The defendant admits this to be a correct view of the law under the act of 1838; but it is insisted, that the declaration is not under this act, and as it charges negligence in the common law form, the plaintiff is bound to establish it by proof, and cannot rely upon any legal inference of its existence, arising from proof of the fire itself. To this we cannot yield our assent. The statute does not give any new cause of action, nor does it give a new action to recover damages for an injury known to the common law. It simply changes a rule of evidence, by releasing the plaintiff from proving negligence, if the fact of the fire is established, and casts the onus upon the defendant of showing there was no negligence, or, in other words, that there was proper diligence. By this, when the fire is proved, the law raises the presumption of negligence, and therefore the charge of negligence in the nar is proved, by showing that the fire was occasioned by the defendant. In an action for a libel or in slander, malice is a necessary ingredient; and Starkie, in his work on Slander, at marg. page 433 of the 1st Vol., considers it necessary to a complete declaration that it should contain an allegation of malice, and the books of forms are in accordance with Starkie. In his 2nd Vol., marg. pages 52 and 53, it will be seen that in some cases of slander malice is a legal inference from the words spoken, and in such instances it is unnecessary to give evidence of malice in fact or actual malice, unless it may be to aggravate the damages.

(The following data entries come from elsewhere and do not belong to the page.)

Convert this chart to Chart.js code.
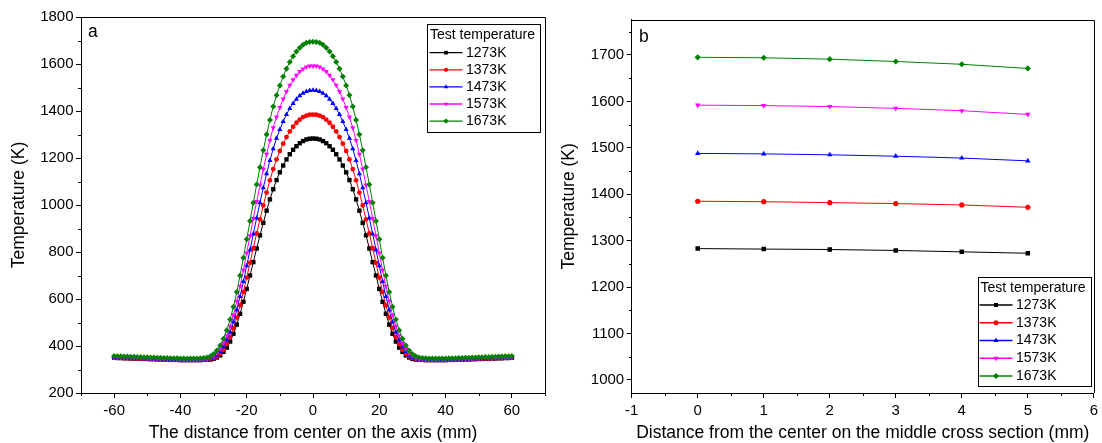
<!DOCTYPE html>
<html><head><meta charset="utf-8">
<script src="https://cdn.jsdelivr.net/npm/chart.js@4.4.1/dist/chart.umd.min.js"></script>
<style>
html,body{margin:0;padding:0;background:#fff;width:1102px;height:443px;overflow:hidden}
#ca{position:absolute;left:0;top:0}
#cb{position:absolute;left:553px;top:0}
</style></head><body>
<canvas id="ca" width="553" height="443"></canvas>
<canvas id="cb" width="549" height="443"></canvas>
<script>
// ---------- data ----------
const seriesLabels = ['1273K','1373K','1473K','1573K','1673K'];
const legendTitle = 'Test temperature';

// panel a: distance from center on the axis (mm)
const axisDist = [-60,-59,-58,-57,-56,-55,-54,-53,-52,-51,-50,-49,-48,-47,-46,-45,-44,-43,-42,-41,
-40,-39,-38,-37,-36,-35,-34,-33,-32,-31,-30,-29,-28,-27,-26,-25,-24,-23,-22,-21,
-20,-19,-18,-17,-16,-15,-14,-13,-12,-11,-10,-9,-8,-7,-6,-5,-4,-3,-2,-1,
0,1,2,3,4,5,6,7,8,9,10,11,12,13,14,15,16,17,18,19,20,
21,22,23,24,25,26,27,28,29,30,31,32,33,34,35,36,37,38,39,40,
41,42,43,44,45,46,47,48,49,50,51,52,53,54,55,56,57,58,59,60];

const axisT1273 = [350,349,349,348,348,347,347,346,346,345,345,344,344,343,343,342,342,341,341,341,
340,340,340,340,340,340,340,341,341,342,345,351,360,375,393,419,452,491,537,588,
643,700,757,815,871,924,976,1024,1067,1106,1139,1168,1194,1216,1235,1250,1263,1272,1279,1282,
1283,
1282,1279,1272,1263,1250,1235,1216,1194,1168,1139,1106,1067,1024,976,924,871,815,757,700,643,
588,537,491,452,419,393,375,360,351,345,342,341,341,340,340,340,340,340,340,340,
341,341,341,342,342,343,343,344,344,345,345,346,346,347,347,348,348,349,349,350];

const axisT1373 = [351,350,350,349,349,348,348,347,347,346,346,345,345,344,344,343,343,342,342,342,
341,341,341,341,341,341,341,342,342,344,348,356,367,385,408,438,476,521,573,630,
691,754,816,879,939,998,1053,1105,1153,1194,1230,1261,1289,1313,1333,1350,1363,1374,1380,1384,
1385,
1384,1380,1374,1363,1350,1333,1313,1289,1261,1230,1194,1153,1105,1053,998,939,879,816,754,691,
630,573,521,476,438,408,385,367,356,348,344,342,342,341,341,341,341,341,341,341,
342,342,342,343,343,344,344,345,345,346,346,347,347,348,348,349,349,350,350,351];

const axisT1473 = [351,350,350,349,349,348,348,347,347,346,346,345,345,344,344,343,343,342,342,342,
341,341,341,341,341,341,341,342,342,346,351,361,376,397,424,459,502,553,611,674,
741,809,877,945,1010,1073,1133,1189,1239,1284,1321,1355,1385,1411,1432,1450,1465,1476,1483,1487,
1488,
1487,1483,1476,1465,1450,1432,1411,1385,1355,1321,1284,1239,1189,1133,1073,1010,945,877,809,741,
674,611,553,502,459,424,397,376,361,351,346,342,342,341,341,341,341,341,341,341,
342,342,342,343,343,344,344,345,345,346,346,347,347,348,348,349,349,350,350,351];

const axisT1573 = [352,351,351,350,350,349,349,348,348,347,347,346,346,345,345,344,344,343,343,343,
342,342,342,342,342,342,342,343,344,349,357,369,387,412,444,484,532,590,654,723,
796,869,943,1015,1085,1152,1216,1275,1329,1375,1415,1451,1483,1510,1533,1552,1568,1579,1587,1591,
1592,
1591,1587,1579,1568,1552,1533,1510,1483,1451,1415,1375,1329,1275,1216,1152,1085,1015,943,869,796,
723,654,590,532,484,444,412,387,369,357,349,344,343,342,342,342,342,342,342,342,
343,343,343,344,344,345,345,346,346,347,347,348,348,349,349,350,350,351,351,352];

const axisT1673 = [357,356,356,355,355,354,354,353,353,352,352,351,351,350,350,349,349,348,348,348,
347,347,347,347,347,347,348,349,351,356,366,381,402,431,467,513,567,630,700,776,
854,932,1010,1087,1161,1233,1300,1362,1419,1467,1509,1547,1580,1609,1633,1653,1669,1682,1690,1694,
1695,
1694,1690,1682,1669,1653,1633,1609,1580,1547,1509,1467,1419,1362,1300,1233,1161,1087,1010,932,854,
776,700,630,567,513,467,431,402,381,366,356,351,349,348,347,347,347,347,347,347,
348,348,348,349,349,350,350,351,351,352,352,353,353,354,354,355,355,356,356,357];

// panel b: distance from the center on the middle cross section (mm)
const crossDist = [0,1,2,3,4,5];
const crossT1273 = [1283,1282,1281,1279,1276,1273];
const crossT1373 = [1385,1384,1382,1380,1377,1372];
const crossT1473 = [1488,1487,1485,1482,1478,1472];
const crossT1573 = [1592,1591,1589,1585,1580,1572];
const crossT1673 = [1695,1694,1691,1686,1680,1671];

// tick labels
const tempTicksA = [200,400,600,800,1000,1200,1400,1600,1800];
const tempMinorA = [300,500,700,900,1100,1300,1500,1700];
const distTicksA = [-60,-40,-20,0,20,40,60];
const distMinorA = [-70,-50,-30,-10,10,30,50,70];
const tempTicksB = [1000,1100,1200,1300,1400,1500,1600,1700];
const tempMinorB = [1050,1150,1250,1350,1450,1550,1650,1750];
const distTicksB = [-1,0,1,2,3,4,5,6];
const distMinorB = [-0.5,0.5,1.5,2.5,3.5,4.5,5.5];

// ---------- styling ----------
const FONT = '"Liberation Sans", Arial, Helvetica, sans-serif';
Chart.defaults.font.family = FONT;
Chart.defaults.color = '#000';
const colors = ['#000000','#ff0000','#0000ff','#ff00ff','#008000'];
const styles = [
  {pointStyle:'rect', rotation:0},
  {pointStyle:'circle', rotation:0},
  {pointStyle:'triangle', rotation:0},
  {pointStyle:'triangle', rotation:180},
  {pointStyle:'rectRot', rotation:0}
];
const radiiA = [3.1,2.4,3.0,3.0,3.0];
const radiiB = [3.2,2.6,3.1,3.1,3.1];

function pairs(xs, ys){ return xs.map((x,i)=>({x:x, y:ys[i]})); }

function makeSets(xs, list, radii){
  return list.map((ys,i)=>({
    label: seriesLabels[i],
    data: pairs(xs, ys),
    borderColor: colors[i],
    backgroundColor: colors[i],
    pointBackgroundColor: colors[i],
    pointBorderColor: colors[i],
    pointBorderWidth: 0,
    borderWidth: 1,
    pointStyle: styles[i].pointStyle,
    pointRotation: styles[i].rotation,
    pointRadius: radii[i],
    pointHoverRadius: radii[i],
    tension: 0,
    fill: false,
    order: 5 - i
  }));
}

const decor = {
  id: 'decor',
  afterDraw(chart, args, o) {
    const ctx = chart.ctx;
    const {left, right, top, bottom} = chart.chartArea;
    const xs = chart.scales.x, ys = chart.scales.y;
    ctx.save();
    ctx.strokeStyle = '#000';
    ctx.lineWidth = 1;
    ctx.beginPath();
    ctx.moveTo(Math.round(left), Math.round(top) + 0.5);
    ctx.lineTo(Math.round(right) + 0.5, Math.round(top) + 0.5);
    ctx.lineTo(Math.round(right) + 0.5, Math.round(bottom));
    for (const v of o.xMinor) {
      const px = Math.round(xs.getPixelForValue(v)) + 0.5;
      ctx.moveTo(px, Math.round(bottom)); ctx.lineTo(px, Math.round(bottom) + 3);
    }
    for (const v of o.yMinor) {
      const py = Math.round(ys.getPixelForValue(v)) + 0.5;
      ctx.moveTo(Math.round(left), py); ctx.lineTo(Math.round(left) - 3, py);
    }
    ctx.stroke();

    ctx.fillStyle = '#000';
    ctx.font = '17.5px ' + FONT;
    ctx.textAlign = 'left';
    ctx.textBaseline = 'middle';
    ctx.fillText(o.panel, o.panelX, o.panelY);

    const L = o.legend;
    ctx.fillStyle = '#fff';
    ctx.fillRect(L.x0, L.y0, L.x1 - L.x0, L.y1 - L.y0);
    ctx.strokeStyle = '#000';
    ctx.lineWidth = 1;
    ctx.strokeRect(Math.round(L.x0) + 0.5, Math.round(L.y0) + 0.5, Math.round(L.x1 - L.x0), Math.round(L.y1 - L.y0));
    ctx.fillStyle = '#000';
    ctx.font = '14px ' + FONT;
    ctx.fillText(legendTitle, L.titleX, L.titleY);
    seriesLabels.forEach((lab, i) => {
      const y = L.firstY + i * L.step;
      ctx.strokeStyle = colors[i];
      ctx.lineWidth = 1.3;
      ctx.beginPath();
      ctx.moveTo(L.lx0, y); ctx.lineTo(L.lx1, y);
      ctx.stroke();
      ctx.fillStyle = colors[i];
      ctx.strokeStyle = colors[i];
      ctx.lineWidth = 0;
      Chart.helpers.drawPoint(ctx, {pointStyle: styles[i].pointStyle, rotation: styles[i].rotation, radius: L.r[i], borderWidth: 0}, (L.lx0 + L.lx1) / 2, y);
      ctx.fillStyle = '#000';
      ctx.fillText(lab, L.textX, y);
    });
    ctx.restore();
  }
};

function axisCommon(){
  return {
    type: 'linear',
    grid: {drawOnChartArea: false, drawTicks: true, tickLength: 5, color: '#000', lineWidth: 1},
    border: {display: true, color: '#000', width: 1},
  };
}

// ---------- chart a ----------
new Chart(document.getElementById('ca'), {
  type: 'line',
  data: { datasets: makeSets(axisDist, [axisT1273, axisT1373, axisT1473, axisT1573, axisT1673], radiiA) },
  options: {
    responsive: false, animation: false, devicePixelRatio: 1,
    layout: {padding: {left: 0, right: 8, top: 17, bottom: 0}},
    plugins: {
      legend: {display: false}, tooltip: {enabled: false},
      decor: {
        xMinor: distMinorA, yMinor: tempMinorA, panel: 'a', panelX: 88, panelY: 32,
        legend: {x0: 427, y0: 24, x1: 540, y1: 132, titleX: 430, titleY: 35.5,
                 firstY: 52.7, step: 17.1, lx0: 429.5, lx1: 462.5, textX: 466, r: [2.6,2.1,2.6,2.6,2.7]}
      }
    },
    scales: {
      x: Object.assign(axisCommon(), {
        min: -70, max: 70,
        afterBuildTicks: s => { s.ticks = distTicksA.map(v => ({value: v})); },
        afterFit: s => { s.height = 50; },
        ticks: {font: {size: 15}, padding: 4, maxRotation: 0, autoSkip: false, color: '#000', callback: v => String(v)},
        title: {display: true, text: 'The distance from center on the axis (mm)', color: '#000',
                font: {size: 17.5, lineHeight: 1}, padding: {top: 0, bottom: 1}}
      }),
      y: Object.assign(axisCommon(), {
        min: 200, max: 1800,
        afterBuildTicks: s => { s.ticks = tempTicksA.map(v => ({value: v})); },
        afterFit: s => { s.width = 81; },
        ticks: {font: {size: 15}, padding: 2.5, autoSkip: false, color: '#000', callback: v => String(v)},
        title: {display: true, text: 'Temperature (K)', color: '#000',
                font: {size: 17.5, lineHeight: 1}, padding: {top: 10.5, bottom: 0}}
      })
    }
  },
  plugins: [decor]
});

// ---------- chart b ----------
const OX = 553;
new Chart(document.getElementById('cb'), {
  type: 'line',
  data: { datasets: makeSets(crossDist, [crossT1273, crossT1373, crossT1473, crossT1573, crossT1673], radiiB) },
  options: {
    responsive: false, animation: false, devicePixelRatio: 1,
    layout: {padding: {left: 0, right: 8, top: 19.7, bottom: 0}},
    plugins: {
      legend: {display: false}, tooltip: {enabled: false},
      decor: {
        xMinor: distMinorB, yMinor: tempMinorB, panel: 'b', panelX: 639 - OX, panelY: 37,
        legend: {x0: 977.5 - OX, y0: 277, x1: 1090.5 - OX, y1: 386, titleX: 980.5 - OX, titleY: 288.5,
                 firstY: 305, step: 17.75, lx0: 979.5 - OX, lx1: 1012.5 - OX, textX: 1016 - OX, r: [2.8,2.5,3,3,3]}
      }
    },
    scales: {
      x: Object.assign(axisCommon(), {
        min: -1, max: 6,
        afterBuildTicks: s => { s.ticks = distTicksB.map(v => ({value: v})); },
        afterFit: s => { s.height = 50; },
        ticks: {font: {size: 15}, padding: 4, maxRotation: 0, autoSkip: false, color: '#000', callback: v => String(v)},
        title: {display: true, text: 'Distance from the center on the middle cross section (mm)', color: '#000',
                font: {size: 17.5, lineHeight: 1}, padding: {top: 0, bottom: 1}}
      }),
      y: Object.assign(axisCommon(), {
        min: 972, max: 1776,
        afterBuildTicks: s => { s.ticks = tempTicksB.map(v => ({value: v})); },
        afterFit: s => { s.width = 78.7; },
        ticks: {font: {size: 15}, padding: 2.5, autoSkip: false, color: '#000', callback: v => String(v)},
        title: {display: true, text: 'Temperature (K)', color: '#000',
                font: {size: 17.5, lineHeight: 1}, padding: {top: 7, bottom: 0}}
      })
    }
  },
  plugins: [decor]
});
</script>
</body></html>
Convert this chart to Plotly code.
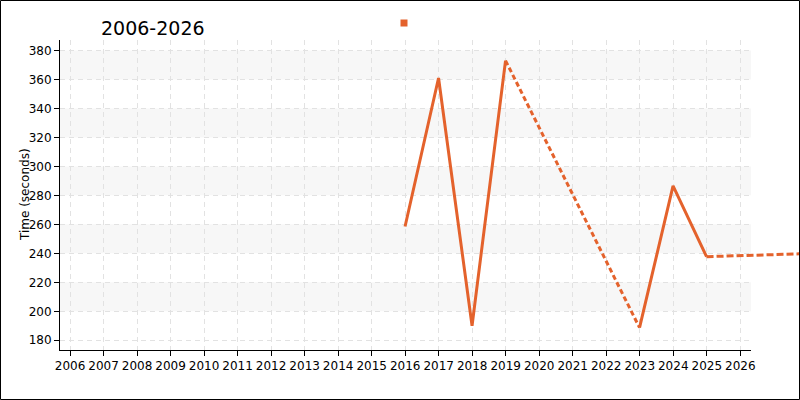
import plotly.graph_objects as go

# lap times per year (seconds), gaps are bridged with dashed lines
years = [2016, 2017, 2018, 2019, 2023, 2024, 2025]
times = [258.5, 361, 190, 373, 188.7, 286.5, 237.7]
proj_year = [2025, 2028]
proj_time = [237.7, 239.8]

tick_years = list(range(2006, 2027))
band_lo = [200, 240, 280, 320, 360]

color = "#e4622c"
font = "DejaVu Sans"

fig = go.Figure()

# solid runs of consecutive years, dashed across missing years
seg_solid = [(0, 4), (4, 7)]
for a, b in seg_solid:
    fig.add_trace(go.Scatter(x=years[a:b], y=times[a:b], mode="lines",
                             line=dict(color=color, width=3),
                             xaxis="x2", yaxis="y2", showlegend=False))
fig.add_trace(go.Scatter(x=years[3:5], y=times[3:5], mode="lines",
                         line=dict(color=color, width=3, dash="5px,3px"),
                         xaxis="x2", yaxis="y2", showlegend=False))
fig.add_trace(go.Scatter(x=proj_year, y=proj_time, mode="lines",
                         line=dict(color=color, width=3, dash="7px,3px"),
                         xaxis="x2", yaxis="y2", showlegend=False))
# legend swatch
fig.add_trace(go.Scatter(x=[None], y=[None], mode="markers", name="",
                         marker=dict(symbol="square", size=7, color=color)))

shapes = []
for lo in band_lo:
    shapes.append(dict(type="rect", xref="x", yref="y", x0=2005.70, x1=2026.32,
                       y0=lo, y1=lo + 20, fillcolor="#f7f7f7",
                       line=dict(width=0), layer="below"))
shapes.append(dict(type="rect", xref="paper", yref="paper",
                   x0=(0.5 - 60) / 739, x1=(799.5 - 60) / 739,
                   y0=(350 - 399.5) / 310, y1=(350 - 0.5) / 310,
                   line=dict(color="black", width=1)))

fig.update_layout(
    width=800, height=400,
    margin=dict(l=60, r=1, t=40, b=50, autoexpand=False),
    paper_bgcolor="white", plot_bgcolor="rgba(0,0,0,0)",
    font=dict(family=font, size=12, color="black"),
    title=dict(text="2006-2026", x=101 / 800, xanchor="left", xref="container",
               y=1 - 28 / 400, yanchor="middle", yref="container",
               font=dict(size=19)),
    showlegend=True,
    legend=dict(x=(405 - 21 - 60) / 739, xanchor="left", y=(350 - 23) / 310,
                yanchor="middle", bgcolor="rgba(0,0,0,0)"),
    xaxis=dict(domain=[0, 691 / 739], range=[2005.70, 2026.32],
               tickvals=tick_years, tickangle=0, showline=True, linecolor="black",
               ticks="outside", ticklen=5, tickcolor="black",
               showgrid=True, gridcolor="#e2e2e2", griddash="5px,4px",
               zeroline=False, automargin=False),
    yaxis=dict(range=[173.3, 387.2], tickvals=list(range(180, 381, 20)),
               showline=True, linecolor="black", ticks="outside", ticklen=5,
               tickcolor="black", showgrid=True, gridcolor="#e2e2e2",
               griddash="5px,4px", zeroline=False, automargin=False),
    xaxis2=dict(domain=[0, 1], range=[2005.70, 2005.70 + 739 / 33.5],
                anchor="y2", visible=False),
    yaxis2=dict(range=[173.3, 387.2], anchor="x2", visible=False),
    shapes=shapes,
    annotations=[dict(text="Time (seconds)", textangle=-90, showarrow=False,
                      xref="paper", yref="paper", x=(25 - 60) / 739,
                      y=(350 - 195) / 310, xanchor="center", yanchor="middle",
                      font=dict(size=12))],
)

fig.write_html("out.html", config={"displayModeBar": False},
               post_script="document.body.style.margin='0px';")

We have said there was error in the beginning of the plaintiff’s first prayer, in assuming what should have been submitted to the jury. But for this error the prayer would1 *260have been correct, according to the view we have expressed in regard to the legal proposition intended to be presented by the instruction asked for.

We are relieved from considering the fourth prayer of the defendant, as it has been abandoned.

Judgment reversed and procedendo awarded.